Peraturan tersebut bertujuan untuk membantu pemerintah dalam penyediaan perumahan bagi masyarakat yang belum memiliki perumahan. Pembebanan iuran TAPERA tidak hanya berlaku bagi para pegawai ASN, tetapi kini juga berlaku kepada pegawai swasta.
Hal ini yang akhirnya mengundang kemarahan publik, terutama para aktivis buruh. Sebab iuran tersebut juga berlaku bagi para pekerja yang telah memiliki rumah. Masyarakat amat menyayangkan sikap pemerintah yang seringkali mengeluarkan kebijakan tanpa menimbang aspirasi rakyat terlebih dahulu.
Masyarakat sangat mengeluhkan kebijakan-kebijakan pemerintah yang seringkali hanya menambah beban penderitaan rakyat. Pendapatan yang tidak seberapa harus dipaksa melalui berbagai pemotongan iuran mulai dari BPJS, Pajak Penghasilan (PPh), Pajak Pertambahan Nilai (PPN), ditambah lagi harga barang pokok yang kian hari kian melangit yang ditunjukkan oleh kenaikan Harga Eceran Tertinggi (HET), dan kini iuran TAPERA yang sifatnya wajib.
Bahkan, pemerintah telah menyiapkan sanksi bagi para pekerja dan pengusaha yang tidak membayar iuran ini. Mulai dari sanksi administrasi, denda, sampai pencabutan izin usaha bagi para pengusaha.

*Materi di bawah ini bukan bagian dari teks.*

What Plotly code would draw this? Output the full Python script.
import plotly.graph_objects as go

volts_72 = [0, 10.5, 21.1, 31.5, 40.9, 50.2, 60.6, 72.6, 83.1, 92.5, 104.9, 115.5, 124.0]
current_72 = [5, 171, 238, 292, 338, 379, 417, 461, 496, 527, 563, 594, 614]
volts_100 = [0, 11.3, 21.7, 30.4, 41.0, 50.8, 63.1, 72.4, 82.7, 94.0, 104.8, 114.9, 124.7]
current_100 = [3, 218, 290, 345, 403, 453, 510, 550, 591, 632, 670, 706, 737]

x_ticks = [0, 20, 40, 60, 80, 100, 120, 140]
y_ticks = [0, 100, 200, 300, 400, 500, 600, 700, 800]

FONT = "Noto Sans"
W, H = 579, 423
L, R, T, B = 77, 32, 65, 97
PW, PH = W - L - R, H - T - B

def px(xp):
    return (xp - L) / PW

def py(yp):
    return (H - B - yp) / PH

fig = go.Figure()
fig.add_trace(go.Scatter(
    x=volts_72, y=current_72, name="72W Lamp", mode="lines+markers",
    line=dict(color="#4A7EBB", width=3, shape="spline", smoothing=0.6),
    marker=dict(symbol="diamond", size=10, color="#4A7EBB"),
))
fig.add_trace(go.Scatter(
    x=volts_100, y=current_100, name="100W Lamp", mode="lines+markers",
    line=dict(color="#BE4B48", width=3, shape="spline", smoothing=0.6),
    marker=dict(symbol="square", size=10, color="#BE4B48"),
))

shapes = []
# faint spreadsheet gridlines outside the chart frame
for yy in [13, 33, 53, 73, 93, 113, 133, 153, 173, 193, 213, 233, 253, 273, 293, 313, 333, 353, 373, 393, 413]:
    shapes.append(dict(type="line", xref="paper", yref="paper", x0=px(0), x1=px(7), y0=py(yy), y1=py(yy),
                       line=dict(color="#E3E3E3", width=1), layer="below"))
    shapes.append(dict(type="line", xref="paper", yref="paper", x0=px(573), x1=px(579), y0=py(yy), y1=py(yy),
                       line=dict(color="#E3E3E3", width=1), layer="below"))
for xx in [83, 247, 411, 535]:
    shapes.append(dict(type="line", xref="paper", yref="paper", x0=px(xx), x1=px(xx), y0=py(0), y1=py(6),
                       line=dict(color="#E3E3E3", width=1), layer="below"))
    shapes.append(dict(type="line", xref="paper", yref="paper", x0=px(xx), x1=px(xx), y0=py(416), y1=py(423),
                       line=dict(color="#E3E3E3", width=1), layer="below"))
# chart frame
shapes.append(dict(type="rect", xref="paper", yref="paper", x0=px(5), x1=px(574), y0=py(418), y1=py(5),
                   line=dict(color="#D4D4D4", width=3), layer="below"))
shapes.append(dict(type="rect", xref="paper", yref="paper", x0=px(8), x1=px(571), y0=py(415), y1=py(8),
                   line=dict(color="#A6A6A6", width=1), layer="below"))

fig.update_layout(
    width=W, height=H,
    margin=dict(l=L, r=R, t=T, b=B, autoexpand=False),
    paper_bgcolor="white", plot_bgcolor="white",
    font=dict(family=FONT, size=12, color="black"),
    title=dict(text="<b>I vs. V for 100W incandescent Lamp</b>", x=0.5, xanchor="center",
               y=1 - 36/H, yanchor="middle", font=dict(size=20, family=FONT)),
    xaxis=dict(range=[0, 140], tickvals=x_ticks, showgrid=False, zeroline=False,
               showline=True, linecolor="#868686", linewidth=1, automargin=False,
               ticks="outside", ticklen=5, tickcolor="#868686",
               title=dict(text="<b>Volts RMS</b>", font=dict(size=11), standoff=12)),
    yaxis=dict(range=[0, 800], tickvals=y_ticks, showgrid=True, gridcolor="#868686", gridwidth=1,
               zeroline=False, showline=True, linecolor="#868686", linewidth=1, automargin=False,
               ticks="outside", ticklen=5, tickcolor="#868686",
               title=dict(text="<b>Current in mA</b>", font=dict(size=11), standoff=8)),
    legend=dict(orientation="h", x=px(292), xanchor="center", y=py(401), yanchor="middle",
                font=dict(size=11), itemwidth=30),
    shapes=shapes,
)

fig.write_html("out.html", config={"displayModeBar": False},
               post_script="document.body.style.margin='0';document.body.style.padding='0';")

Polemik TAPERA yang terjadi menggambarkan lepas tangannya pemerintah dari peran yang seharusnya dalam membantu rakyat untuk memiliki hunian, karena rumah merupakan kebutuhan primer masyarakat yang wajib dipenuhi negara.

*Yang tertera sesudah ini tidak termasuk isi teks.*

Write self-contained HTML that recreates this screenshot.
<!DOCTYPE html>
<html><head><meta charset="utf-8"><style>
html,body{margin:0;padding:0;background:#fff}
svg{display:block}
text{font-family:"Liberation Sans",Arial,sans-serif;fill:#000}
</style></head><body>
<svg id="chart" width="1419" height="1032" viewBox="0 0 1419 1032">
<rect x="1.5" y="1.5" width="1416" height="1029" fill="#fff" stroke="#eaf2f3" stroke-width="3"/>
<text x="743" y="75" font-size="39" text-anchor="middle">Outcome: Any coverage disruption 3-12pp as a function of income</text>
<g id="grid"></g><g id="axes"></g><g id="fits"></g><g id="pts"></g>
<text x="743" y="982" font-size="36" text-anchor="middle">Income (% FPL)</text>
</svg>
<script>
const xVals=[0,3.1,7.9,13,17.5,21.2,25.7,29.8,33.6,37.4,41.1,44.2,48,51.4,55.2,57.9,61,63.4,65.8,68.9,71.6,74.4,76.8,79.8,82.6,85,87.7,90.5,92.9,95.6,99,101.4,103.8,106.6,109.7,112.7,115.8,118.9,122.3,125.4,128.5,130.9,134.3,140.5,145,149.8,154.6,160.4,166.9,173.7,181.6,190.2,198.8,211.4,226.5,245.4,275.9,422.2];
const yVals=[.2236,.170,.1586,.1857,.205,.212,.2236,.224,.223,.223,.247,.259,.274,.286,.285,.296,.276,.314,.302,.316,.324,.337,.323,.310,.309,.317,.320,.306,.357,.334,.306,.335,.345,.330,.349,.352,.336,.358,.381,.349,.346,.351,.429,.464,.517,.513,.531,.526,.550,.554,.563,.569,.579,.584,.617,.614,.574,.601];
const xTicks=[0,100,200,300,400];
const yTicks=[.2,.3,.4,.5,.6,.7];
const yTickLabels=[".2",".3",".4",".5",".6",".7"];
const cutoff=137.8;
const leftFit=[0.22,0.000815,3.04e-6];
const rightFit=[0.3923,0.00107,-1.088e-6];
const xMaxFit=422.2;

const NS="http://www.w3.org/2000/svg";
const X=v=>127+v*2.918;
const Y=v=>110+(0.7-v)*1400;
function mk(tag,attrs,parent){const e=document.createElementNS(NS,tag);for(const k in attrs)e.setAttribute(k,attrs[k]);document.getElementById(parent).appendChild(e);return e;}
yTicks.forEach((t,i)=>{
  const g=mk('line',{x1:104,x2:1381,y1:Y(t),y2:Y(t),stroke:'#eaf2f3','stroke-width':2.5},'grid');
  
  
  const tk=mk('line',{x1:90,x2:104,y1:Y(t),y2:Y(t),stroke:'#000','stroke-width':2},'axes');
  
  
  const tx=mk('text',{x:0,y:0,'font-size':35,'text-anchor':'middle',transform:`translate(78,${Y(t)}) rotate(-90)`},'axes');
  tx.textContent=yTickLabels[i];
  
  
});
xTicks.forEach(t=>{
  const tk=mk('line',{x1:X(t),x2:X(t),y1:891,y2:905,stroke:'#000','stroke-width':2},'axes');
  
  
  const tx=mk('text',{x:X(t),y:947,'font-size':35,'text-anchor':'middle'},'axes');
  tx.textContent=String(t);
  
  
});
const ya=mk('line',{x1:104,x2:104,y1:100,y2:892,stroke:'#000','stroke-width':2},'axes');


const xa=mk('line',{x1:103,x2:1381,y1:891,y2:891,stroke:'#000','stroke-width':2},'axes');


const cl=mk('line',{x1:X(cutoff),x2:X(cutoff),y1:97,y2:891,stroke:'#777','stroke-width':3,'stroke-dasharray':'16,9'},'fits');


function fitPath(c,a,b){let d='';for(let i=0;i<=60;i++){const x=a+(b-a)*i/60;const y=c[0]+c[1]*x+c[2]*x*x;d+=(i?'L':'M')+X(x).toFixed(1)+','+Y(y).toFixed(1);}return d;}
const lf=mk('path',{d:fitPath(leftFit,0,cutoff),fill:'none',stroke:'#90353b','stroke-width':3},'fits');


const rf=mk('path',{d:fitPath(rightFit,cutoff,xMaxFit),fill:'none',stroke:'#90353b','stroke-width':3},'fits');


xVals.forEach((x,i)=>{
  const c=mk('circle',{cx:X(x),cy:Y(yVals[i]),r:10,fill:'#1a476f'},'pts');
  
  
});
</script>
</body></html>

Namun, melalui TAPERA justru rakyat dipaksa harus saling menanggung beban dengan negara. Layaknya iuran BPJS, dimana rakyat juga dipaksa ikut menanggung biaya kesehatan yang seharusnya menjadi kewajiban pemerintah dalam menyediakan pelayanan kesehatan bagi masyarakatnya.
Dalam sistem kapitalisme, wajar adanya apabila pemangku kebijakan seringkali mengeluarkan program-program yang berimbas menyulitkan rakyat. Meskipun, dalam peluncurannya atas nama kepentingan rakyat.
Namun, pada faktanya tidak demikian. Pemerintah bertindak sebagai regulator yang menjamin penerapan kebijakan yang telah dimandatkan Undang-Undang melalui serangkaian pertimbangan yang tidak masuk akal dan tentu hal ini berjalan atas campur tangan pihak-pihak yang memiliki kepentingan.
Sementara dalam pandangan Islam, peran negara memiliki posisi penting dalam mewujudkan kesejahteraan di tengah masyarakat. Berbagai kebijakan yang dikeluarkan melalui proses pertimbangan hukum syariat dan berusaha mengeluarkan rakyat dari berbagai bentuk penderitaan.
Negara senantiasa hadir dalam menciptakan iklim ekonomi yang sehat demi membantu masyarakat dalam memperoleh penghasilan yang cukup untuk memiliki rumah hunian, baik pribadi maupun sewa.
Selain itu, negara juga mencegah praktik ribawi dalam transaksi jual-beli kredit perumahan yang mengandung dosa besar. Pengoptimalan kelola sumber daya alam perlu dilakukan pemerintah untuk memenuhi hak masyarakat dan menghindari tindakan monopoli dan eksploitasi sumber daya oleh pihak tertentu.
Negara juga akan memberikan berbagai kemudahan bagi masyarakat untuk memiliki tempat tinggal, bahkan pemberian lahan untuk dikelola masyarakat. Hal ini bertujuan agar masyarakat dapat hidup sejahtera dan demi mewujudkan kemaslahatan umum.